Poland Spring has said it will truck water it pumps from the Lincoln Water District to its existing Maine bottling plants. As for locating a bottling plant in the region, the company has said the availability of faster rail service would factor into its decision. In a statement, the company said it would use “the most efficient combination of transportation services” if it located a bottling plant in the Lincoln area.
More business, not always employment
It’s an open question whether greater demand for trucking will always translate into greater trucking employment.
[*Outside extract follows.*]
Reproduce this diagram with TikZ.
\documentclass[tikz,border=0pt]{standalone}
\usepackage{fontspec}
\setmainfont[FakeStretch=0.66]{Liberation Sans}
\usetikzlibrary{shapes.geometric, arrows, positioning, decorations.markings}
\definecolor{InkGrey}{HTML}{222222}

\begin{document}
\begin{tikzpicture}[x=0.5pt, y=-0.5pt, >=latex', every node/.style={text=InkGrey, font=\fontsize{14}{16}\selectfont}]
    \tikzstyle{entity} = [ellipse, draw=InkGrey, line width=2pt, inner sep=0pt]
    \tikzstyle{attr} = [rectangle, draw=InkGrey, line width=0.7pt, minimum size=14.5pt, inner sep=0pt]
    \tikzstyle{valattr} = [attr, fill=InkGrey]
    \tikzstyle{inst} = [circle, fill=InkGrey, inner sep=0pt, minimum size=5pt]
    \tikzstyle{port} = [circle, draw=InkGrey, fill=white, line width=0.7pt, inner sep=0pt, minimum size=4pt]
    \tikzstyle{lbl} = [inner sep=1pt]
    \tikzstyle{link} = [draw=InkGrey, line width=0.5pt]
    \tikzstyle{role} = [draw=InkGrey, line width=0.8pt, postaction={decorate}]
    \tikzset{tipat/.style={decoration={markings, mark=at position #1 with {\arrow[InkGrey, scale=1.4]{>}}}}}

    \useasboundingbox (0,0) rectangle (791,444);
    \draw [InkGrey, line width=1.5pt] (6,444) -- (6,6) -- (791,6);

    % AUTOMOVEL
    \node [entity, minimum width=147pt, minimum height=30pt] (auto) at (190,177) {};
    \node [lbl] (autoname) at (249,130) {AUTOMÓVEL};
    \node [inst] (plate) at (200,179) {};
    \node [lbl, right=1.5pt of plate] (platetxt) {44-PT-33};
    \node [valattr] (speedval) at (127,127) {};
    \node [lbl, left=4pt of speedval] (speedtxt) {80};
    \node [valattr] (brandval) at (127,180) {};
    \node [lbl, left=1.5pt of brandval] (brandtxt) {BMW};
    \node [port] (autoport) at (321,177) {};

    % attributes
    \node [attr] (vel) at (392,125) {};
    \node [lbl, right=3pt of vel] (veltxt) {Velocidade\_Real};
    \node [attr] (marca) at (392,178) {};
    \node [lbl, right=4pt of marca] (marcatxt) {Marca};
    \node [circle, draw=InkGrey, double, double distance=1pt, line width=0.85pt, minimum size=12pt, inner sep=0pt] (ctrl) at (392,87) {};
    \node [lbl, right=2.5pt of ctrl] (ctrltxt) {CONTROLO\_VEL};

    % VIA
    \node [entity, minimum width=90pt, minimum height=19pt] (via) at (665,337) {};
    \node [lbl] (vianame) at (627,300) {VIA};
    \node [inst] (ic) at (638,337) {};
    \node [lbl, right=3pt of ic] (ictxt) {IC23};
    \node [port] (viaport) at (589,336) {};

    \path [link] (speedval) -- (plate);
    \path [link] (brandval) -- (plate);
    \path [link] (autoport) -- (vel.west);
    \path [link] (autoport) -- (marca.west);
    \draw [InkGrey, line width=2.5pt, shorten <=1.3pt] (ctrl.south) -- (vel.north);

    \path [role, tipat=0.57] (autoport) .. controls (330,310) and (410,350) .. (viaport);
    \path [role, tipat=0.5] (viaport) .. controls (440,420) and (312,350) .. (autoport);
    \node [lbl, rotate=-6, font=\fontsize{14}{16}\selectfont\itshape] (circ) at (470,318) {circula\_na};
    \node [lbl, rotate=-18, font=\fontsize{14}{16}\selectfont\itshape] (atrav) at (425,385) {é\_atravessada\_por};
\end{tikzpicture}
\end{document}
A number of companies are working on driverless trucking technology and have tested out autonomous trucks in the U.S. and Europe.
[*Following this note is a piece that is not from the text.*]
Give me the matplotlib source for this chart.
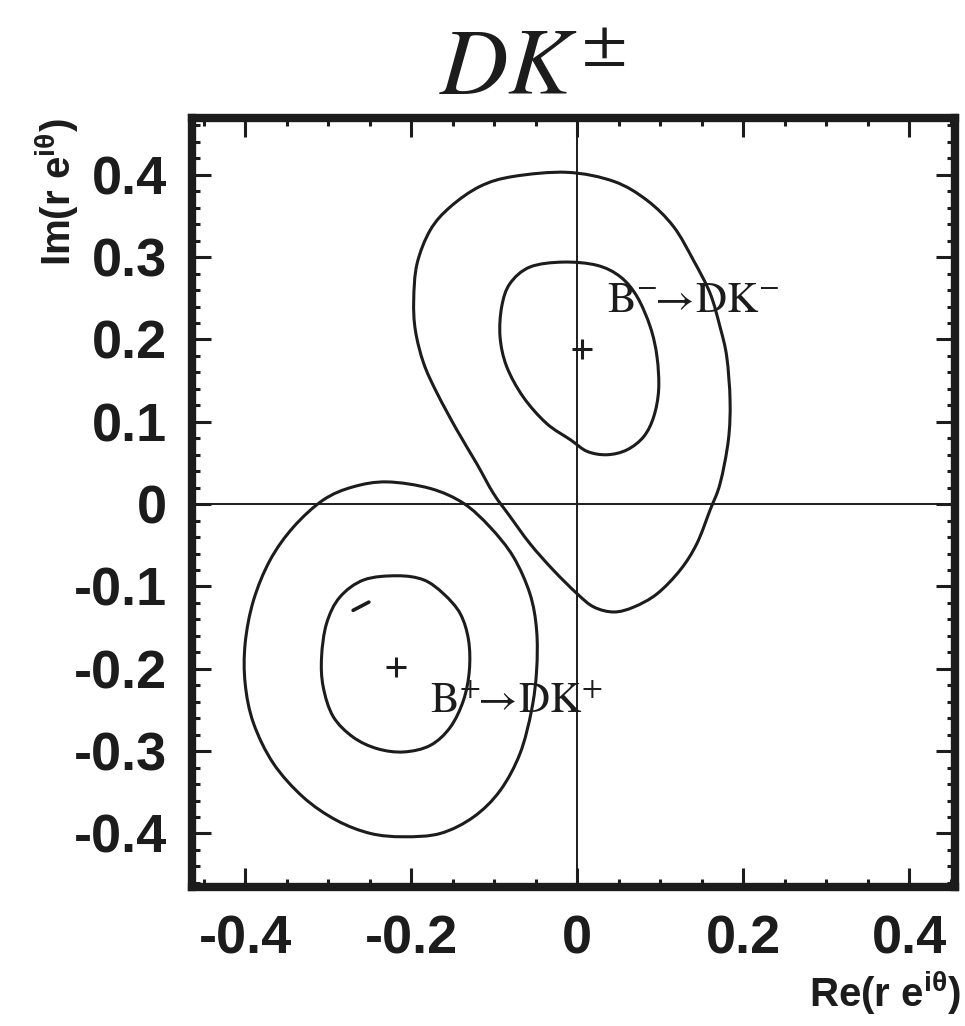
import matplotlib

matplotlib.use("Agg")

import matplotlib.pyplot as plt  # noqa: E402
from matplotlib.patches import PathPatch  # noqa: E402
from matplotlib.path import Path  # noqa: E402
from matplotlib.ticker import FuncFormatter, MultipleLocator  # noqa: E402

plt.rcParams["font.family"] = ["Liberation Sans", "DejaVu Sans"]
plt.rcParams["axes.unicode_minus"] = False
plt.rcParams["mathtext.fontset"] = "custom"
plt.rcParams["mathtext.rm"] = "Liberation Sans:bold"
plt.rcParams["mathtext.it"] = "Liberation Sans:bold"
plt.rcParams["mathtext.bf"] = "Liberation Sans:bold"

_INK = "#1c1c1c"

# contour outlines: B- -> DK- (upper) and B+ -> DK+ (lower)
upper_outer_x = [-0.012, 0.044, 0.084, 0.116, 0.140, 0.160, 0.172, 0.180, 0.184,
                 0.182, 0.172, 0.160, 0.144, 0.124, 0.096, 0.068, 0.044, 0.020,
                 0.000, -0.029, -0.057, -0.081, -0.101, -0.121, -0.145, -0.169,
                 -0.185, -0.195, -0.197, -0.193, -0.177, -0.153, -0.117, -0.077]
upper_outer_y = [0.403, 0.392, 0.369, 0.337, 0.296, 0.256, 0.215, 0.179, 0.126,
                 0.078, 0.025, -0.007, -0.048, -0.080, -0.109, -0.125, -0.131, -0.125,
                 -0.109, -0.080, -0.048, -0.015, 0.013, 0.049, 0.090, 0.135,
                 0.171, 0.211, 0.248, 0.292, 0.333, 0.361, 0.386, 0.398]

upper_inner_x = [-0.017, 0.024, 0.052, 0.072, 0.088, 0.096, 0.098, 0.092, 0.080,
                 0.060, 0.036, 0.012, -0.008, -0.037, -0.065, -0.085, -0.093,
                 -0.091, -0.081, -0.057]
upper_inner_y = [0.294, 0.290, 0.276, 0.252, 0.215, 0.179, 0.139, 0.106, 0.082,
                 0.066, 0.060, 0.064, 0.078, 0.098, 0.130, 0.167, 0.203,
                 0.240, 0.268, 0.288]

lower_outer_x = [-0.229, -0.177, -0.137, -0.105, -0.077, -0.057, -0.049, -0.049,
                 -0.055, -0.069, -0.093, -0.125, -0.165, -0.209, -0.249, -0.290,
                 -0.330, -0.366, -0.390, -0.400, -0.400, -0.390, -0.370, -0.342,
                 -0.306, -0.270]
lower_outer_y = [0.027, 0.019, 0.001, -0.028, -0.064, -0.109, -0.153, -0.202,
                 -0.250, -0.303, -0.348, -0.380, -0.400, -0.404, -0.400, -0.384,
                 -0.356, -0.315, -0.266, -0.218, -0.169, -0.117, -0.068, -0.028,
                 0.005, 0.021]

lower_inner_x = [-0.217, -0.185, -0.161, -0.141, -0.131, -0.130, -0.137, -0.153,
                 -0.177, -0.209, -0.241, -0.270, -0.294, -0.306, -0.308, -0.302,
                 -0.286, -0.257]
lower_inner_y = [-0.087, -0.092, -0.109, -0.133, -0.165, -0.202, -0.238, -0.271,
                 -0.293, -0.301, -0.297, -0.283, -0.258, -0.222, -0.186, -0.145,
                 -0.113, -0.092]

# stray contour fragment inside the lower inner curve
island_x = [-0.270, -0.251]
island_y = [-0.129, -0.119]

# best-fit points
best_x = [0.006, -0.218]
best_y = [0.188, -0.198]

labels = [r"$\mathrm{B}^{-}\!\!\rightarrow\!\mathrm{DK}^{-}$",
          r"$\mathrm{B}^{+}\!\!\rightarrow\!\mathrm{DK}^{+}$"]
label_x = [0.036, -0.177]
label_y = [0.233, -0.253]

x_ticks = [-0.4, -0.2, 0.0, 0.2, 0.4]
y_ticks = [-0.4, -0.3, -0.2, -0.1, 0.0, 0.1, 0.2, 0.3, 0.4]
x_lim = (-0.464, 0.455)
y_lim = (-0.465, 0.469)


def _fmt(v, _pos):
    return f"{round(v, 2) + 0.0:g}"


def _closed_curve(xs, ys):
    # smooth closed path through the read points (cubic segments)
    pts = list(zip(xs, ys))
    n = len(pts)
    verts = [pts[0]]
    codes = [Path.MOVETO]
    for i in range(n):
        p0, p1 = pts[i - 1], pts[i]
        p2, p3 = pts[(i + 1) % n], pts[(i + 2) % n]
        c1 = (p1[0] + (p2[0] - p0[0]) / 6, p1[1] + (p2[1] - p0[1]) / 6)
        c2 = (p2[0] - (p3[0] - p1[0]) / 6, p2[1] - (p3[1] - p1[1]) / 6)
        verts += [c1, c2, p2]
        codes += [Path.CURVE4] * 3
    return Path(verts, codes)


fig = plt.figure(figsize=(9.65, 10.26), dpi=100)
fig.patch.set_facecolor("white")
ax = fig.add_axes([0.199, 0.1355, 0.7907, 0.7495])

ax.axhline(0, color=_INK, lw=1.4, zorder=1)
ax.axvline(0, color=_INK, lw=1.4, zorder=1)

for xs, ys in [(upper_outer_x, upper_outer_y), (upper_inner_x, upper_inner_y),
               (lower_outer_x, lower_outer_y), (lower_inner_x, lower_inner_y)]:
    ax.add_patch(PathPatch(_closed_curve(xs, ys), fill=False, edgecolor=_INK,
                           lw=2.2, joinstyle="round", zorder=3))
ax.plot(island_x, island_y, color=_INK, lw=2.6, solid_capstyle="round", zorder=3)

ax.plot(best_x, best_y, ls="none", marker="+", ms=15, mew=2.2, color=_INK, zorder=4)

for txt, tx, ty in zip(labels, label_x, label_y):
    ax.text(tx, ty, txt, fontsize=31, color=_INK,
            math_fontfamily="stix", ha="left", va="baseline", zorder=5)

ax.set_xlim(*x_lim)
ax.set_ylim(*y_lim)
ax.set_xticks(x_ticks)
ax.set_yticks(y_ticks)
ax.xaxis.set_minor_locator(MultipleLocator(0.05))
ax.yaxis.set_minor_locator(MultipleLocator(0.02))
ax.xaxis.set_major_formatter(FuncFormatter(_fmt))
ax.yaxis.set_major_formatter(FuncFormatter(_fmt))
ax.tick_params(which="both", direction="in", top=True, right=True,
               width=2.2, color=_INK, labelcolor=_INK)
ax.tick_params(which="major", length=14, labelsize=39)
ax.tick_params(axis="x", which="major", pad=20)
ax.tick_params(axis="y", which="major", pad=18)
ax.tick_params(which="minor", length=6)
plt.setp(ax.get_xticklabels() + ax.get_yticklabels(), fontweight="bold")
for side in ax.spines.values():
    side.set_linewidth(6)
    side.set_color(_INK)

ax.set_xlabel(r"Re(r e$^{\mathrm{i}\theta}$)", fontsize=29, fontweight="bold",
              color=_INK, loc="right", va="center")
ax.xaxis.set_label_coords(1.008, -0.138)
ax.set_ylabel(r"Im(r e$^{\mathrm{i}\theta}$)", fontsize=29, fontweight="bold",
              color=_INK, loc="top")
ax.yaxis.set_label_coords(-0.145, 1.0)

fig.text(532 / 965, 1 - 95 / 1026, r"$DK^{\pm}$", fontsize=68,
         color=_INK, math_fontfamily="stix", ha="center", va="baseline")

fig.savefig("out.png", dpi=100, facecolor="white")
Closs, the supply chain management expert from Michigan State University, and Pottle, the Pottle’s Transportation CEO who also serves as the American Trucking Association’s second vice chairman, suspect that platooning technology debut in the U.S. before fully autonomous trucks.
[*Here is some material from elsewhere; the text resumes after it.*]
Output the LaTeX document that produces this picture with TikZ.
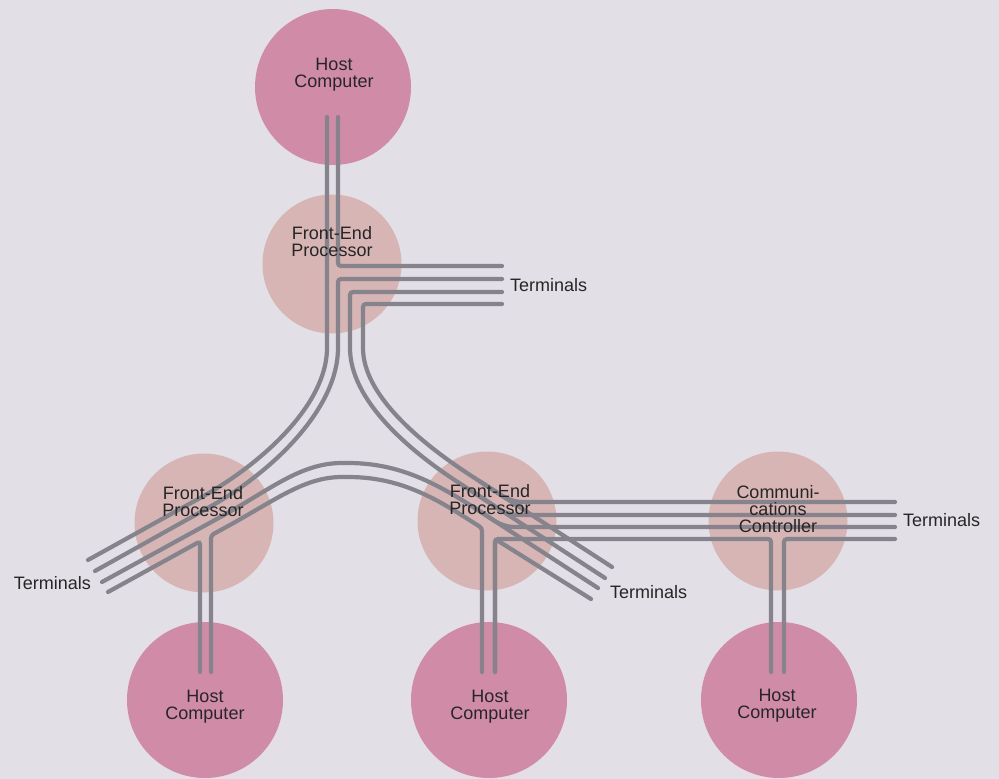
\documentclass[tikz,border=0pt]{standalone}
\usepackage{fontspec}
\setmainfont{Liberation Sans}
\definecolor{paper}{HTML}{E2DFE6}
\definecolor{hostpink}{HTML}{D08CA6}
\definecolor{feptan}{HTML}{D7B5B4}
\definecolor{wiregray}{HTML}{85848C}
\tikzset{
  host/.style={circle,fill=hostpink,minimum size=156pt,inner sep=0pt},
  fep/.style={circle,fill=feptan,minimum size=139pt,inner sep=0pt},
  lbl/.style={align=center,font=\fontsize{18}{17}\selectfont,text=black!85,inner sep=0pt},
  wire/.style={draw=wiregray,line width=4.2pt,line cap=round,rounded corners=3pt},
}
\begin{document}
\begin{tikzpicture}[x=1pt,y=-1pt]
      \fill[paper] (0,0) rectangle (999,779);
      \useasboundingbox (0,0) rectangle (999,779);
      \node[host] (hostT) at (333,87) {};
      \node[host] (hostL) at (205,700) {};
      \node[host] (hostM) at (489,700) {};
      \node[host] (hostC) at (779,700) {};
      \node[fep] (fepT) at (332,264) {};
      \node[fep] (fepL) at (204,523) {};
      \node[fep] (fepM) at (487,521) {};
      \node[fep] (fepC) at (778,521) {};
      \path
        (327,117) coordinate (hT1)
        (338,117) coordinate (hT2)
        (200,672) coordinate (hL1)
        (211,672) coordinate (hL2)
        (482,672) coordinate (hM1)
        (495,672) coordinate (hM2)
        (771,672) coordinate (hC1)
        (784,672) coordinate (hC2)
        (502,266) coordinate (tT1)
        (502,279) coordinate (tT2)
        (502,292) coordinate (tT3)
        (502,304) coordinate (tT4)
        (88,560) coordinate (tL1)
        (95,571) coordinate (tL2)
        (102,582) coordinate (tL3)
        (108,592) coordinate (tL4)
        (612,567) coordinate (tM1)
        (605,578) coordinate (tM2)
        (598,588) coordinate (tM3)
        (591,599) coordinate (tM4)
        (895,502) coordinate (tC1)
        (895,515) coordinate (tC2)
        (895,527) coordinate (tC3)
        (895,539) coordinate (tC4);
      \begin{scope}[wire]
        \draw (hT1) -- (327,345) .. controls (327,405) and (261,464) .. (200,498) -- (tL1);
        \draw (hT2) -- (338,266) -- (tT1);
        \draw (tT2) -- (338,279) -- (338,345) .. controls (338,408) and (274,471) .. (206,509) -- (tL2);
        \draw (tT3) -- (350,292) -- (350,345) .. controls (350,400) and (408,450) .. (463,485.5) -- (tM2);
        \draw (tT4) -- (363,304) -- (363,345) .. controls (363,395) and (420,442) .. (470,475) -- (tM1);
        \draw (tL3) -- (215,520) .. controls (270,490) and (300,463) .. (345,463)
          .. controls (395,463) and (430,480) .. (470,505) -- (tM3);
        \draw (hL2) -- (211,535.4) -- (225,527.7) .. controls (277,499) and (305,477) .. (345,477)
          .. controls (392,477) and (425,492) .. (463,516) -- (482,528) -- (hM1);
        \draw (hL1) -- (200,541.4) -- (tL4);
        \draw (hM2) -- (495,539) -- (771,539) -- (hC1);
        \draw (hM2) -- (495,539) -- (tM4);
        \draw[rounded corners=10pt] (480,481.5) -- (512,502) -- (tC1);
        \draw[rounded corners=10pt] (475,493.3) -- (508,515) -- (tC2);
        \draw[rounded corners=10pt] (475,508) -- (504,527) -- (tC3);
        \draw (hC2) -- (784,539) -- (tC4);
      \end{scope}
      \node[lbl] (lblHostT) at (334,75) {Host\\Computer};
      \node[lbl] (lblHostL) at (205,707) {Host\\Computer};
      \node[lbl] (lblHostM) at (490,707) {Host\\Computer};
      \node[lbl] (lblHostC) at (777,706) {Host\\Computer};
      \node[lbl] (lblFepT) at (332,242) {Front-End\\Processor};
      \node[lbl] (lblFepL) at (203,502) {Front-End\\Processor};
      \node[lbl] (lblFepM) at (490,500) {Front-End\\Processor};
      \node[lbl] (lblFepC) at (778,509) {Communi-\\cations\\Controller};
      \node[lbl,anchor=west] (termT) at (510,285) {Terminals};
      \node[lbl,anchor=east] (termL) at (91,583) {Terminals};
      \node[lbl,anchor=west] (termM) at (610,592) {Terminals};
      \node[lbl,anchor=west] (termC) at (903,520) {Terminals};
    \end{tikzpicture}
\end{document}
With platooning technology, a handful of trucks connected to each other electronically can travel as a convoy, following a lead truck, and “the trailing five or six don’t need drivers,” Closs said.
Those arrangements — which would boost fuel efficiency for the trailing trucks — would work well on long-haul, interstate highway routes, he said.
“My personal opinion is a driverless truck going into Brooklyn with a trailer on the back and having to move around a car that’s illegally parked and a dock that’s too small, I just don’t see it,” said Hughes of Hartt Transportation. “I can see a truck getting onto I-95 in Bangor and getting off in Florida no problem.”
Short of autonomous driving, the trucking industry is already increasingly headed in an electronic direction.
Many firms have already begun using electronic driving logs to track driver hours in advance of the December deadline when the federal government will mandate that technology. And the newest trucks on the road have more and more automated features, including collision mitigation technology, which applies the brakes automatically if a truck gets too close to the vehicle ahead of it; electronic stability control to prevent rollovers; and blind-spot detection systems.
There are still a host of issues to resolve before autonomous driving could take over the industry, such as questions about whether the truck’s owner, a person in the vehicle or the autonomous driving technology developer would be liable in an accident.
Plus, while many have portrayed the technology as an existential threat to trucking employment, Closs points out that autonomous driving could help the trucking industry solve a perpetual nationwide problem: a shortage of drivers.
“The demand for drivers is very high because the desire for driving a truck is not particularly high,” he said. “The anticipation is, we’re short, for the next 10 years, 35,000 drivers a year.”